> What to do: Set down each record below precisely, skipping the pictures.

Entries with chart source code
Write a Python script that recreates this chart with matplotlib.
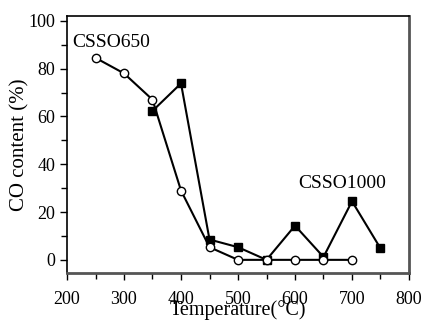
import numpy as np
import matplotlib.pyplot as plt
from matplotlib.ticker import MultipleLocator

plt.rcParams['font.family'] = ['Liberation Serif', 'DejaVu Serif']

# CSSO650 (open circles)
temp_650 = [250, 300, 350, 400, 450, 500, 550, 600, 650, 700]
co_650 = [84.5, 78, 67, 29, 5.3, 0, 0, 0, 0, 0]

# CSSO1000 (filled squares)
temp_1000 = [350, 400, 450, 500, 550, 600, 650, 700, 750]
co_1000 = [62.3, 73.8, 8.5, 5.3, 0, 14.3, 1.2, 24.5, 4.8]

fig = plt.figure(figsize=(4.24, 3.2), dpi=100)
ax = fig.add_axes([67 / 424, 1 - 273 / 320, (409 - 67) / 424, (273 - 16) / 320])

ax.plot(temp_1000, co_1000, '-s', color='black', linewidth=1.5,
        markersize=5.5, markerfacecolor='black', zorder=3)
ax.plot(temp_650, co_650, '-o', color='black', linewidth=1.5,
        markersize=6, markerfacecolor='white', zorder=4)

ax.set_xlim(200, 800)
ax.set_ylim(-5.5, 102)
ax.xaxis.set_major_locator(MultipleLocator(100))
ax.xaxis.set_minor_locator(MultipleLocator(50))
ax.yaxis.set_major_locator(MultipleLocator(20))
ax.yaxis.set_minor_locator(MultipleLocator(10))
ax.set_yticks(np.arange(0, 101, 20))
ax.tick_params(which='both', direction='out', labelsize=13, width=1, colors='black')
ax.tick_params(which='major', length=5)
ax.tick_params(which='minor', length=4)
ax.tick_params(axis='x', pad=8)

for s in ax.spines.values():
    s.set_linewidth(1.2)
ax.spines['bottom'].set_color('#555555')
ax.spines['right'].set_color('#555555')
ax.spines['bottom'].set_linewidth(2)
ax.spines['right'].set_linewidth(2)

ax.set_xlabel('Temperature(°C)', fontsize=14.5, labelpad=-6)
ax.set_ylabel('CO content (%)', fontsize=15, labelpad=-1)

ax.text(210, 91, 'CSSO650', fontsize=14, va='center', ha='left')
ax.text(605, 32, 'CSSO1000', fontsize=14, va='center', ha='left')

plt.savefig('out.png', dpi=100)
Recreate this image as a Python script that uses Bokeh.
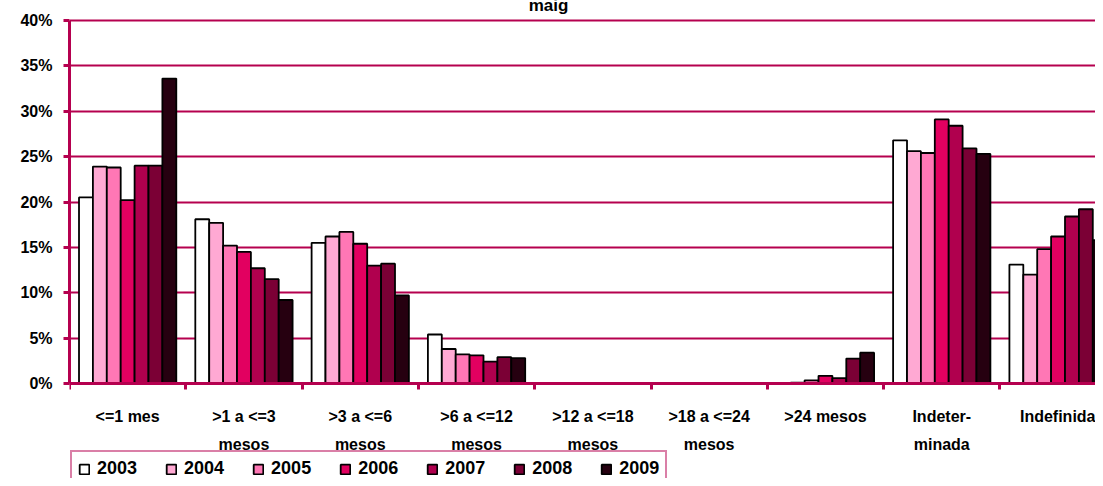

> Reply:
Write a Python script that recreates this chart with matplotlib.
import numpy as np
import matplotlib.pyplot as plt
from matplotlib.ticker import MultipleLocator

plt.rcParams['font.family'] = ['Liberation Serif', 'DejaVu Serif']

# CSSO650 (open circles)
temp_650 = [250, 300, 350, 400, 450, 500, 550, 600, 650, 700]
co_650 = [84.5, 78, 67, 29, 5.3, 0, 0, 0, 0, 0]

# CSSO1000 (filled squares)
temp_1000 = [350, 400, 450, 500, 550, 600, 650, 700, 750]
co_1000 = [62.3, 73.8, 8.5, 5.3, 0, 14.3, 1.2, 24.5, 4.8]

fig = plt.figure(figsize=(4.24, 3.2), dpi=100)
ax = fig.add_axes([67 / 424, 1 - 273 / 320, (409 - 67) / 424, (273 - 16) / 320])

ax.plot(temp_1000, co_1000, '-s', color='black', linewidth=1.5,
        markersize=5.5, markerfacecolor='black', zorder=3)
ax.plot(temp_650, co_650, '-o', color='black', linewidth=1.5,
        markersize=6, markerfacecolor='white', zorder=4)

ax.set_xlim(200, 800)
ax.set_ylim(-5.5, 102)
ax.xaxis.set_major_locator(MultipleLocator(100))
ax.xaxis.set_minor_locator(MultipleLocator(50))
ax.yaxis.set_major_locator(MultipleLocator(20))
ax.yaxis.set_minor_locator(MultipleLocator(10))
ax.set_yticks(np.arange(0, 101, 20))
ax.tick_params(which='both', direction='out', labelsize=13, width=1, colors='black')
ax.tick_params(which='major', length=5)
ax.tick_params(which='minor', length=4)
ax.tick_params(axis='x', pad=8)

for s in ax.spines.values():
    s.set_linewidth(1.2)
ax.spines['bottom'].set_color('#555555')
ax.spines['right'].set_color('#555555')
ax.spines['bottom'].set_linewidth(2)
ax.spines['right'].set_linewidth(2)

ax.set_xlabel('Temperature(°C)', fontsize=14.5, labelpad=-6)
ax.set_ylabel('CO content (%)', fontsize=15, labelpad=-1)

ax.text(210, 91, 'CSSO650', fontsize=14, va='center', ha='left')
ax.text(605, 32, 'CSSO1000', fontsize=14, va='center', ha='left')

plt.savefig('out.png', dpi=100)
Recreate this image as a Python script that uses Bokeh.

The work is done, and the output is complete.